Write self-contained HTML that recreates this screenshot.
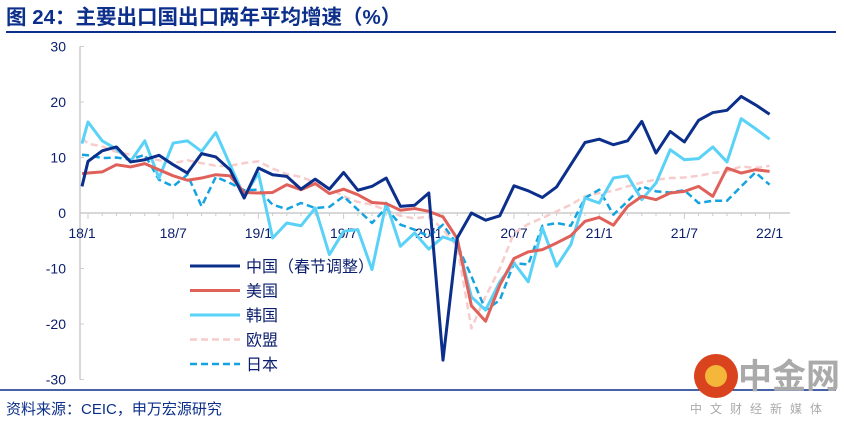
<!DOCTYPE html>
<html><head><meta charset="utf-8"><style>
body{margin:0;background:#fff;width:844px;height:427px;overflow:hidden;font-family:"Liberation Sans","Noto Sans CJK SC",sans-serif;}
</style></head><body>
<svg width="844" height="427" xmlns="http://www.w3.org/2000/svg">
<text x="6" y="24" font-size="20.5" font-weight="bold" fill="#0b2f8a" font-family="Liberation Sans,Noto Sans CJK SC,sans-serif">图 24：主要出口国出口两年平均增速（%）</text>
<line x1="6" y1="32" x2="836" y2="32" stroke="#0b2f8a" stroke-width="2"/>
<line x1="0" y1="390" x2="836" y2="390" stroke="#0b2f8a" stroke-width="1.5"/>
<text x="6" y="414" font-size="15" fill="#0b2f8a" font-family="Liberation Sans,Noto Sans CJK SC,sans-serif">资料来源：CEIC，申万宏源研究</text>
<g id="wm">
<circle cx="716" cy="376" r="22" fill="#d9431e"/>
<circle cx="716" cy="376" r="11" fill="#f5b73a"/>
<text x="738" y="388" font-size="34" font-weight="bold" fill="#aaa" font-family="Noto Sans CJK SC,sans-serif">中金网</text>
<text x="690" y="413" font-size="12" fill="#aaa" letter-spacing="8" font-family="Noto Sans CJK SC,sans-serif">中文财经新媒体</text>
</g>
<g id="axes"></g>
<g id="series"></g>
<g id="legend"></g>
</svg>
<script>
const yTicks=[30,20,10,0,-10,-20,-30];
const xTickLabels=["18/1","18/7","19/1","19/7","20/1","20/7","21/1","21/7","22/1"];
const startValues=[4.8,7.1,12.5,13.5,10.5];
const china=[9.3,11.2,11.9,9.2,9.6,10.4,8.7,7.2,10.7,10.1,7.8,2.7, 8.1,6.9,6.6,4.3,6.1,4.3,7.3,4.1,4.8,6.3,1.2,1.4, 3.6,-26.5,-4.5,0,-1.3,-0.5,4.9,4,2.8,4.7,8.7,12.7, 13.3,12.3,13,16.5,10.8,14.7,12.8,16.7,18.1,18.5,21,19.5, 17.8];
const usa=[7.2,7.4,8.7,8.3,8.9,7.8,6.7,5.9,6.3,6.9,6.7,3.7, 3.6,3.7,5.1,4.2,5.3,3.5,4.3,3.3,1.9,1.7,0.5,0.8, 0.3,-0.7,-4.6,-16.7,-19.5,-13,-8.2,-7,-6.6,-5.4,-4.1,-1.5, -0.8,-2.2,1.2,3,2.4,3.6,3.9,4.8,3,8.1,7.2,7.8, 7.5];
const korea=[16.4,13,11.5,9.3,13,6.3,12.6,13,11.1,14.5,8.7,3, 7.2,-4.5,-1.8,-2.3,0.9,-7.5,-3.3,-3,-10.2,1.8,-6,-3.6, -6.5,-4.3,-5.2,-15.1,-17.5,-12.4,-9,-12.4,-2.7,-9.6,-5.7,2.7, 1.8,6.3,6.7,2.4,5.4,11.4,9.6,9.8,11.9,9.2,17,15.2, 13.3];
const eu=[12.5,12,11,10.5,10,9.5,9,9.5,9,8.5,8.5,9, 9.3,8,7,6.5,5.5,4.5,3,2,1.5,0.5,-0.5,-1, -0.6,-3,-6,-20.8,-15,-10,-3.6,-2,-0.9,0.3,1.5,3, 3.6,4,4.8,5.5,6,6.3,6.4,6.7,7.2,7.5,8.4,8.1, 8.5];
const japan=[10.4,9.9,10,9.6,10.5,6,4.8,6.9,1.2,6.5,5.4,4.1, 4.2,1.5,0.7,1.8,0.9,1.1,3,0.6,-1.8,0.9,-2.1,-3, -4.2,-2.1,-5.7,-11.4,-17.5,-15.7,-9,-9.3,-2.3,-1.8,-2.3,2.7, 4.2,-0.3,2.1,4.8,3.9,3.7,4.1,1.8,2.2,2.2,4.8,7.3, 5.1];
const seriesNames=["中国（春节调整）","美国","韩国","欧盟","日本"];

const NS="http://www.w3.org/2000/svg";
const X0=88,STEP=14.2,YZ=213,YS=5.55;
const xs=i=>X0+i*STEP, ys=v=>YZ-v*YS;
function mk(tag,attrs,parent){const e=document.createElementNS(NS,tag);for(const k in attrs)e.setAttribute(k,attrs[k]);parent.appendChild(e);return e;}
const axes=document.getElementById('axes');
const ya=mk('line',{x1:80,y1:ys(30),x2:80,y2:ys(-30),stroke:'#ccc','stroke-width':1.5},axes);


yTicks.forEach(v=>{
  const t=mk('text',{x:66,y:ys(v)+5,'text-anchor':'end','font-size':14,fill:'#0b1e6e'},axes);
  t.textContent=v;
  
  
  mk('line',{x1:80,y1:ys(v),x2:84,y2:ys(v),stroke:'#ccc'},axes);
});
const xa=mk('line',{x1:80,y1:YZ,x2:790,y2:YZ,stroke:'#ccc','stroke-width':1.5},axes);


for(let i=0;i<china.length;i++){mk('line',{x1:xs(i),y1:YZ,x2:xs(i),y2:YZ+(i%6==0?6:3),stroke:'#ccc'},axes);}
xTickLabels.forEach((l,k)=>{
  const t=mk('text',{x:k==0?82:xs(k*6),y:YZ+25,'text-anchor':'middle','font-size':14,fill:'#0b1e6e'},axes);
  t.textContent=l;
  
  
});
const styles=[
 {d:china,c:'#0b2f8a',w:3,da:''},
 {d:usa,c:'#e0605a',w:3,da:''},
 {d:korea,c:'#5ad2f7',w:3,da:''},
 {d:eu,c:'#f7cccc',w:2.5,da:'7,4'},
 {d:japan,c:'#14a3e0',w:2.5,da:'7,4'}];
const sg=document.getElementById('series');
const order=[3,4,2,1,0];
order.forEach(k=>{
  const s=styles[k];
  const pts=[(82)+','+ys(startValues[k])].concat(s.d.map((v,i)=>xs(i)+','+ys(v)));
  const p=mk('polyline',{points:pts.join(' '),fill:'none',stroke:s.c,'stroke-width':s.w,'stroke-dasharray':s.da,'stroke-linejoin':'round'},sg);
  
  
});
const lg=document.getElementById('legend');
seriesNames.forEach((n,k)=>{
  const y=266+k*24.5, s=styles[k];
  const g=mk('g',{},lg);
  
  
  mk('line',{x1:190,y1:y,x2:240,y2:y,stroke:s.c,'stroke-width':s.w,'stroke-dasharray':s.da},g);
  const t=mk('text',{x:246,y:y+6,'font-size':16,fill:'#0b1e6e'},g);
  t.textContent=n;
});
</script>
</body></html>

▶ _WHAT THIS TASK INVOLVES_
Write the lines above out again exactly, without any of their pictures.

▶ _EXERCISE RESULT_
Write self-contained HTML that recreates this screenshot.
<!DOCTYPE html>
<html><head><meta charset="utf-8"><style>
body{margin:0;background:#fff;width:844px;height:427px;overflow:hidden;font-family:"Liberation Sans","Noto Sans CJK SC",sans-serif;}
</style></head><body>
<svg width="844" height="427" xmlns="http://www.w3.org/2000/svg">
<text x="6" y="24" font-size="20.5" font-weight="bold" fill="#0b2f8a" font-family="Liberation Sans,Noto Sans CJK SC,sans-serif">图 24：主要出口国出口两年平均增速（%）</text>
<line x1="6" y1="32" x2="836" y2="32" stroke="#0b2f8a" stroke-width="2"/>
<line x1="0" y1="390" x2="836" y2="390" stroke="#0b2f8a" stroke-width="1.5"/>
<text x="6" y="414" font-size="15" fill="#0b2f8a" font-family="Liberation Sans,Noto Sans CJK SC,sans-serif">资料来源：CEIC，申万宏源研究</text>
<g id="wm">
<circle cx="716" cy="376" r="22" fill="#d9431e"/>
<circle cx="716" cy="376" r="11" fill="#f5b73a"/>
<text x="738" y="388" font-size="34" font-weight="bold" fill="#aaa" font-family="Noto Sans CJK SC,sans-serif">中金网</text>
<text x="690" y="413" font-size="12" fill="#aaa" letter-spacing="8" font-family="Noto Sans CJK SC,sans-serif">中文财经新媒体</text>
</g>
<g id="axes"></g>
<g id="series"></g>
<g id="legend"></g>
</svg>
<script>
const yTicks=[30,20,10,0,-10,-20,-30];
const xTickLabels=["18/1","18/7","19/1","19/7","20/1","20/7","21/1","21/7","22/1"];
const startValues=[4.8,7.1,12.5,13.5,10.5];
const china=[9.3,11.2,11.9,9.2,9.6,10.4,8.7,7.2,10.7,10.1,7.8,2.7, 8.1,6.9,6.6,4.3,6.1,4.3,7.3,4.1,4.8,6.3,1.2,1.4, 3.6,-26.5,-4.5,0,-1.3,-0.5,4.9,4,2.8,4.7,8.7,12.7, 13.3,12.3,13,16.5,10.8,14.7,12.8,16.7,18.1,18.5,21,19.5, 17.8];
const usa=[7.2,7.4,8.7,8.3,8.9,7.8,6.7,5.9,6.3,6.9,6.7,3.7, 3.6,3.7,5.1,4.2,5.3,3.5,4.3,3.3,1.9,1.7,0.5,0.8, 0.3,-0.7,-4.6,-16.7,-19.5,-13,-8.2,-7,-6.6,-5.4,-4.1,-1.5, -0.8,-2.2,1.2,3,2.4,3.6,3.9,4.8,3,8.1,7.2,7.8, 7.5];
const korea=[16.4,13,11.5,9.3,13,6.3,12.6,13,11.1,14.5,8.7,3, 7.2,-4.5,-1.8,-2.3,0.9,-7.5,-3.3,-3,-10.2,1.8,-6,-3.6, -6.5,-4.3,-5.2,-15.1,-17.5,-12.4,-9,-12.4,-2.7,-9.6,-5.7,2.7, 1.8,6.3,6.7,2.4,5.4,11.4,9.6,9.8,11.9,9.2,17,15.2, 13.3];
const eu=[12.5,12,11,10.5,10,9.5,9,9.5,9,8.5,8.5,9, 9.3,8,7,6.5,5.5,4.5,3,2,1.5,0.5,-0.5,-1, -0.6,-3,-6,-20.8,-15,-10,-3.6,-2,-0.9,0.3,1.5,3, 3.6,4,4.8,5.5,6,6.3,6.4,6.7,7.2,7.5,8.4,8.1, 8.5];
const japan=[10.4,9.9,10,9.6,10.5,6,4.8,6.9,1.2,6.5,5.4,4.1, 4.2,1.5,0.7,1.8,0.9,1.1,3,0.6,-1.8,0.9,-2.1,-3, -4.2,-2.1,-5.7,-11.4,-17.5,-15.7,-9,-9.3,-2.3,-1.8,-2.3,2.7, 4.2,-0.3,2.1,4.8,3.9,3.7,4.1,1.8,2.2,2.2,4.8,7.3, 5.1];
const seriesNames=["中国（春节调整）","美国","韩国","欧盟","日本"];

const NS="http://www.w3.org/2000/svg";
const X0=88,STEP=14.2,YZ=213,YS=5.55;
const xs=i=>X0+i*STEP, ys=v=>YZ-v*YS;
function mk(tag,attrs,parent){const e=document.createElementNS(NS,tag);for(const k in attrs)e.setAttribute(k,attrs[k]);parent.appendChild(e);return e;}
const axes=document.getElementById('axes');
const ya=mk('line',{x1:80,y1:ys(30),x2:80,y2:ys(-30),stroke:'#ccc','stroke-width':1.5},axes);


yTicks.forEach(v=>{
  const t=mk('text',{x:66,y:ys(v)+5,'text-anchor':'end','font-size':14,fill:'#0b1e6e'},axes);
  t.textContent=v;
  
  
  mk('line',{x1:80,y1:ys(v),x2:84,y2:ys(v),stroke:'#ccc'},axes);
});
const xa=mk('line',{x1:80,y1:YZ,x2:790,y2:YZ,stroke:'#ccc','stroke-width':1.5},axes);


for(let i=0;i<china.length;i++){mk('line',{x1:xs(i),y1:YZ,x2:xs(i),y2:YZ+(i%6==0?6:3),stroke:'#ccc'},axes);}
xTickLabels.forEach((l,k)=>{
  const t=mk('text',{x:k==0?82:xs(k*6),y:YZ+25,'text-anchor':'middle','font-size':14,fill:'#0b1e6e'},axes);
  t.textContent=l;
  
  
});
const styles=[
 {d:china,c:'#0b2f8a',w:3,da:''},
 {d:usa,c:'#e0605a',w:3,da:''},
 {d:korea,c:'#5ad2f7',w:3,da:''},
 {d:eu,c:'#f7cccc',w:2.5,da:'7,4'},
 {d:japan,c:'#14a3e0',w:2.5,da:'7,4'}];
const sg=document.getElementById('series');
const order=[3,4,2,1,0];
order.forEach(k=>{
  const s=styles[k];
  const pts=[(82)+','+ys(startValues[k])].concat(s.d.map((v,i)=>xs(i)+','+ys(v)));
  const p=mk('polyline',{points:pts.join(' '),fill:'none',stroke:s.c,'stroke-width':s.w,'stroke-dasharray':s.da,'stroke-linejoin':'round'},sg);
  
  
});
const lg=document.getElementById('legend');
seriesNames.forEach((n,k)=>{
  const y=266+k*24.5, s=styles[k];
  const g=mk('g',{},lg);
  
  
  mk('line',{x1:190,y1:y,x2:240,y2:y,stroke:s.c,'stroke-width':s.w,'stroke-dasharray':s.da},g);
  const t=mk('text',{x:246,y:y+6,'font-size':16,fill:'#0b1e6e'},g);
  t.textContent=n;
});
</script>
</body></html>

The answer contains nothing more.